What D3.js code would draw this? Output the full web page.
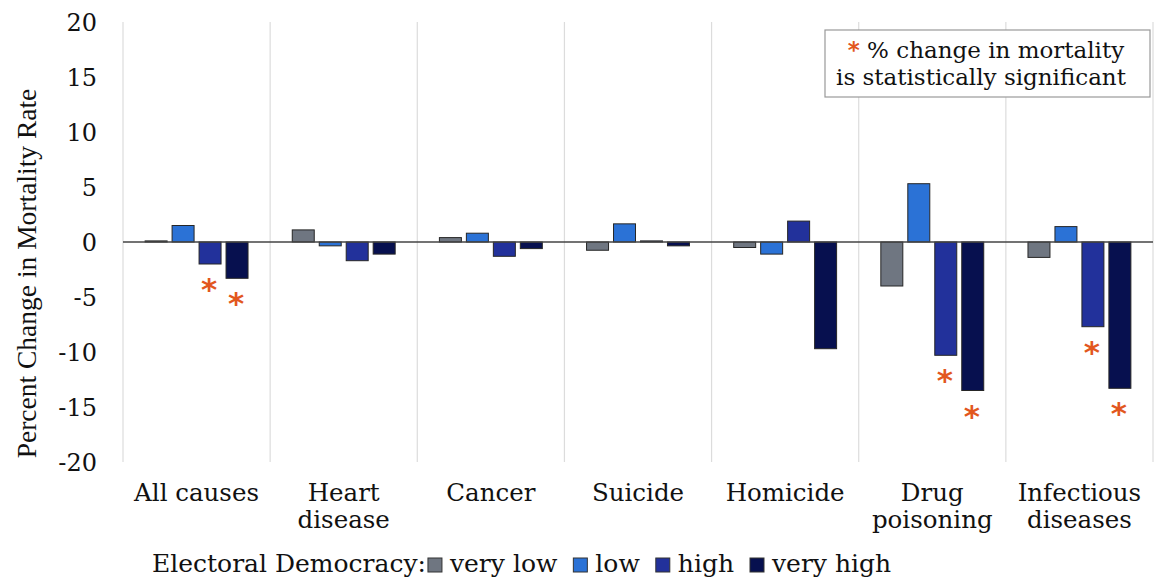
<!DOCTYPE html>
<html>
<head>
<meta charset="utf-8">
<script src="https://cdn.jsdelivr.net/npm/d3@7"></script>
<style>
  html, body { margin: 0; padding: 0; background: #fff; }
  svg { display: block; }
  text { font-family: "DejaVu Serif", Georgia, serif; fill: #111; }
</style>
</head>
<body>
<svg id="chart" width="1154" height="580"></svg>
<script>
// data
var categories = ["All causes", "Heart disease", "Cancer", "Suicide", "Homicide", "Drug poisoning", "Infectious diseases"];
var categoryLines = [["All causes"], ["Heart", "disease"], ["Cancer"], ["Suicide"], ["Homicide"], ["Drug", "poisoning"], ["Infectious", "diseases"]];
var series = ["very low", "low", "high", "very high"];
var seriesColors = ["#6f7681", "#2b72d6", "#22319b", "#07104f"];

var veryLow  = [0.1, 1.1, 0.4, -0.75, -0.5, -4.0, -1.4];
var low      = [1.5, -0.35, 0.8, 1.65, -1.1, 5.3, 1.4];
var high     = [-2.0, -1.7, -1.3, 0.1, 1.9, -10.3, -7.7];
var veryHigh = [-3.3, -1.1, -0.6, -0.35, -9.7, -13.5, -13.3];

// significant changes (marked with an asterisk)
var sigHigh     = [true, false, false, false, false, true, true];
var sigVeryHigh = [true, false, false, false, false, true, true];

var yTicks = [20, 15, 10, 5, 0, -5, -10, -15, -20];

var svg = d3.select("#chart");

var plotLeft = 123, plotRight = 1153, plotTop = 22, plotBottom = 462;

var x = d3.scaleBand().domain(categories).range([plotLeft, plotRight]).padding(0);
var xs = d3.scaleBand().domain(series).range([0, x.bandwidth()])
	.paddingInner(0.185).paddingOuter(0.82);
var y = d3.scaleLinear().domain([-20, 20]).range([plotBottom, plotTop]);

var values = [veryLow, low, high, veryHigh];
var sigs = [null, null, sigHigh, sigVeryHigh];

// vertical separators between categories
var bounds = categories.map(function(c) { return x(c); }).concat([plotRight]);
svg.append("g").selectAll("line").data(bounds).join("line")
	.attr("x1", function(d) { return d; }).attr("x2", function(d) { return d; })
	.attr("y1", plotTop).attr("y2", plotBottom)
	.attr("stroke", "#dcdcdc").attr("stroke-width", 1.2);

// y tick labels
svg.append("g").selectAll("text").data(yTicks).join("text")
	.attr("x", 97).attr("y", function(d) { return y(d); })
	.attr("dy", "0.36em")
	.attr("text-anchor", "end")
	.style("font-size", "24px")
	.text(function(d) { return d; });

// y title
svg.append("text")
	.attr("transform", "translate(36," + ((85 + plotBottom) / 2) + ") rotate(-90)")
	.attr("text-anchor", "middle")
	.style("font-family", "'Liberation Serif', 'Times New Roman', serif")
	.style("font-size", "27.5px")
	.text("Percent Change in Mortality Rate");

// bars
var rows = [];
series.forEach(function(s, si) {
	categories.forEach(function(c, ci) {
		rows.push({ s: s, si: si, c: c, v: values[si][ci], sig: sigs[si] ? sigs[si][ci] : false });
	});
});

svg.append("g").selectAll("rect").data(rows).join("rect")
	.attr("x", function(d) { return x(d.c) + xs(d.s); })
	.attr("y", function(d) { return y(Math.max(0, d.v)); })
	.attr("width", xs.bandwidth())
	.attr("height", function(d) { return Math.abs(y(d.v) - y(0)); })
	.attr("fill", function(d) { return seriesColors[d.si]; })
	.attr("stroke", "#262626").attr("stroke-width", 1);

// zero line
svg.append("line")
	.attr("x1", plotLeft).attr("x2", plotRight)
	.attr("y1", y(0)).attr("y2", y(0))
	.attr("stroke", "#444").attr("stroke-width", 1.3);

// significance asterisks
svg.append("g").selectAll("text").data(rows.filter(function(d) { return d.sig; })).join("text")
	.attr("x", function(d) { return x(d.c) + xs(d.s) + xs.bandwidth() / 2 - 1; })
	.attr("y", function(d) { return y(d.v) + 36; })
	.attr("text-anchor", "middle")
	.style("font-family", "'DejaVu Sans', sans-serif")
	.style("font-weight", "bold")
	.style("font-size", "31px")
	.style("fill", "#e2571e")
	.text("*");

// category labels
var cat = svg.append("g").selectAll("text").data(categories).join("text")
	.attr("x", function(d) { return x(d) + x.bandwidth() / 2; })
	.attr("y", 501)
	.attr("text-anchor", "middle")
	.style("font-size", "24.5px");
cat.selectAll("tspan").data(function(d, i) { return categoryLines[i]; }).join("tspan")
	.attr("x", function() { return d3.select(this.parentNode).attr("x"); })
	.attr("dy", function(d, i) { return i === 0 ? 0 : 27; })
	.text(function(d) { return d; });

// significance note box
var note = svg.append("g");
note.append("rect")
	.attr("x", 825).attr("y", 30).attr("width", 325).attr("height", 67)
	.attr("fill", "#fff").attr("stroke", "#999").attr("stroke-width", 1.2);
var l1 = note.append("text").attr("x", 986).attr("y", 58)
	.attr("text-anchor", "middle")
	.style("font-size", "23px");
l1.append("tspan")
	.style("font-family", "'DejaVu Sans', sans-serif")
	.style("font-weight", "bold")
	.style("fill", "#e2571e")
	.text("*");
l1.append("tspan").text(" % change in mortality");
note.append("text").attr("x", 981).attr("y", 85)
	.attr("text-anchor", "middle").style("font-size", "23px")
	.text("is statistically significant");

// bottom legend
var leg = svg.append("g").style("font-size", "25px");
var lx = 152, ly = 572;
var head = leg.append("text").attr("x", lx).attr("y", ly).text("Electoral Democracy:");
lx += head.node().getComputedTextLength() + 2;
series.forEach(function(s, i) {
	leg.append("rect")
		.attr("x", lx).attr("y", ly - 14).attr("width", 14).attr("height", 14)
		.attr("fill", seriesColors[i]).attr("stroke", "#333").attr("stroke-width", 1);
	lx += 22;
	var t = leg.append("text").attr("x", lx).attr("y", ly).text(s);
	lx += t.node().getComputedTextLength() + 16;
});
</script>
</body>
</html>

|---|

■ **Aim of the exercise**
Output the data exactly. Pictures don't belong in the result.

■ **Answer**
What D3.js code would draw this? Output the full web page.
<!DOCTYPE html>
<html>
<head>
<meta charset="utf-8">
<script src="https://cdn.jsdelivr.net/npm/d3@7"></script>
<style>
  html, body { margin: 0; padding: 0; background: #fff; }
  svg { display: block; }
  text { font-family: "DejaVu Serif", Georgia, serif; fill: #111; }
</style>
</head>
<body>
<svg id="chart" width="1154" height="580"></svg>
<script>
// data
var categories = ["All causes", "Heart disease", "Cancer", "Suicide", "Homicide", "Drug poisoning", "Infectious diseases"];
var categoryLines = [["All causes"], ["Heart", "disease"], ["Cancer"], ["Suicide"], ["Homicide"], ["Drug", "poisoning"], ["Infectious", "diseases"]];
var series = ["very low", "low", "high", "very high"];
var seriesColors = ["#6f7681", "#2b72d6", "#22319b", "#07104f"];

var veryLow  = [0.1, 1.1, 0.4, -0.75, -0.5, -4.0, -1.4];
var low      = [1.5, -0.35, 0.8, 1.65, -1.1, 5.3, 1.4];
var high     = [-2.0, -1.7, -1.3, 0.1, 1.9, -10.3, -7.7];
var veryHigh = [-3.3, -1.1, -0.6, -0.35, -9.7, -13.5, -13.3];

// significant changes (marked with an asterisk)
var sigHigh     = [true, false, false, false, false, true, true];
var sigVeryHigh = [true, false, false, false, false, true, true];

var yTicks = [20, 15, 10, 5, 0, -5, -10, -15, -20];

var svg = d3.select("#chart");

var plotLeft = 123, plotRight = 1153, plotTop = 22, plotBottom = 462;

var x = d3.scaleBand().domain(categories).range([plotLeft, plotRight]).padding(0);
var xs = d3.scaleBand().domain(series).range([0, x.bandwidth()])
	.paddingInner(0.185).paddingOuter(0.82);
var y = d3.scaleLinear().domain([-20, 20]).range([plotBottom, plotTop]);

var values = [veryLow, low, high, veryHigh];
var sigs = [null, null, sigHigh, sigVeryHigh];

// vertical separators between categories
var bounds = categories.map(function(c) { return x(c); }).concat([plotRight]);
svg.append("g").selectAll("line").data(bounds).join("line")
	.attr("x1", function(d) { return d; }).attr("x2", function(d) { return d; })
	.attr("y1", plotTop).attr("y2", plotBottom)
	.attr("stroke", "#dcdcdc").attr("stroke-width", 1.2);

// y tick labels
svg.append("g").selectAll("text").data(yTicks).join("text")
	.attr("x", 97).attr("y", function(d) { return y(d); })
	.attr("dy", "0.36em")
	.attr("text-anchor", "end")
	.style("font-size", "24px")
	.text(function(d) { return d; });

// y title
svg.append("text")
	.attr("transform", "translate(36," + ((85 + plotBottom) / 2) + ") rotate(-90)")
	.attr("text-anchor", "middle")
	.style("font-family", "'Liberation Serif', 'Times New Roman', serif")
	.style("font-size", "27.5px")
	.text("Percent Change in Mortality Rate");

// bars
var rows = [];
series.forEach(function(s, si) {
	categories.forEach(function(c, ci) {
		rows.push({ s: s, si: si, c: c, v: values[si][ci], sig: sigs[si] ? sigs[si][ci] : false });
	});
});

svg.append("g").selectAll("rect").data(rows).join("rect")
	.attr("x", function(d) { return x(d.c) + xs(d.s); })
	.attr("y", function(d) { return y(Math.max(0, d.v)); })
	.attr("width", xs.bandwidth())
	.attr("height", function(d) { return Math.abs(y(d.v) - y(0)); })
	.attr("fill", function(d) { return seriesColors[d.si]; })
	.attr("stroke", "#262626").attr("stroke-width", 1);

// zero line
svg.append("line")
	.attr("x1", plotLeft).attr("x2", plotRight)
	.attr("y1", y(0)).attr("y2", y(0))
	.attr("stroke", "#444").attr("stroke-width", 1.3);

// significance asterisks
svg.append("g").selectAll("text").data(rows.filter(function(d) { return d.sig; })).join("text")
	.attr("x", function(d) { return x(d.c) + xs(d.s) + xs.bandwidth() / 2 - 1; })
	.attr("y", function(d) { return y(d.v) + 36; })
	.attr("text-anchor", "middle")
	.style("font-family", "'DejaVu Sans', sans-serif")
	.style("font-weight", "bold")
	.style("font-size", "31px")
	.style("fill", "#e2571e")
	.text("*");

// category labels
var cat = svg.append("g").selectAll("text").data(categories).join("text")
	.attr("x", function(d) { return x(d) + x.bandwidth() / 2; })
	.attr("y", 501)
	.attr("text-anchor", "middle")
	.style("font-size", "24.5px");
cat.selectAll("tspan").data(function(d, i) { return categoryLines[i]; }).join("tspan")
	.attr("x", function() { return d3.select(this.parentNode).attr("x"); })
	.attr("dy", function(d, i) { return i === 0 ? 0 : 27; })
	.text(function(d) { return d; });

// significance note box
var note = svg.append("g");
note.append("rect")
	.attr("x", 825).attr("y", 30).attr("width", 325).attr("height", 67)
	.attr("fill", "#fff").attr("stroke", "#999").attr("stroke-width", 1.2);
var l1 = note.append("text").attr("x", 986).attr("y", 58)
	.attr("text-anchor", "middle")
	.style("font-size", "23px");
l1.append("tspan")
	.style("font-family", "'DejaVu Sans', sans-serif")
	.style("font-weight", "bold")
	.style("fill", "#e2571e")
	.text("*");
l1.append("tspan").text(" % change in mortality");
note.append("text").attr("x", 981).attr("y", 85)
	.attr("text-anchor", "middle").style("font-size", "23px")
	.text("is statistically significant");

// bottom legend
var leg = svg.append("g").style("font-size", "25px");
var lx = 152, ly = 572;
var head = leg.append("text").attr("x", lx).attr("y", ly).text("Electoral Democracy:");
lx += head.node().getComputedTextLength() + 2;
series.forEach(function(s, i) {
	leg.append("rect")
		.attr("x", lx).attr("y", ly - 14).attr("width", 14).attr("height", 14)
		.attr("fill", seriesColors[i]).attr("stroke", "#333").attr("stroke-width", 1);
	lx += 22;
	var t = leg.append("text").attr("x", lx).attr("y", ly).text(s);
	lx += t.node().getComputedTextLength() + 16;
});
</script>
</body>
</html>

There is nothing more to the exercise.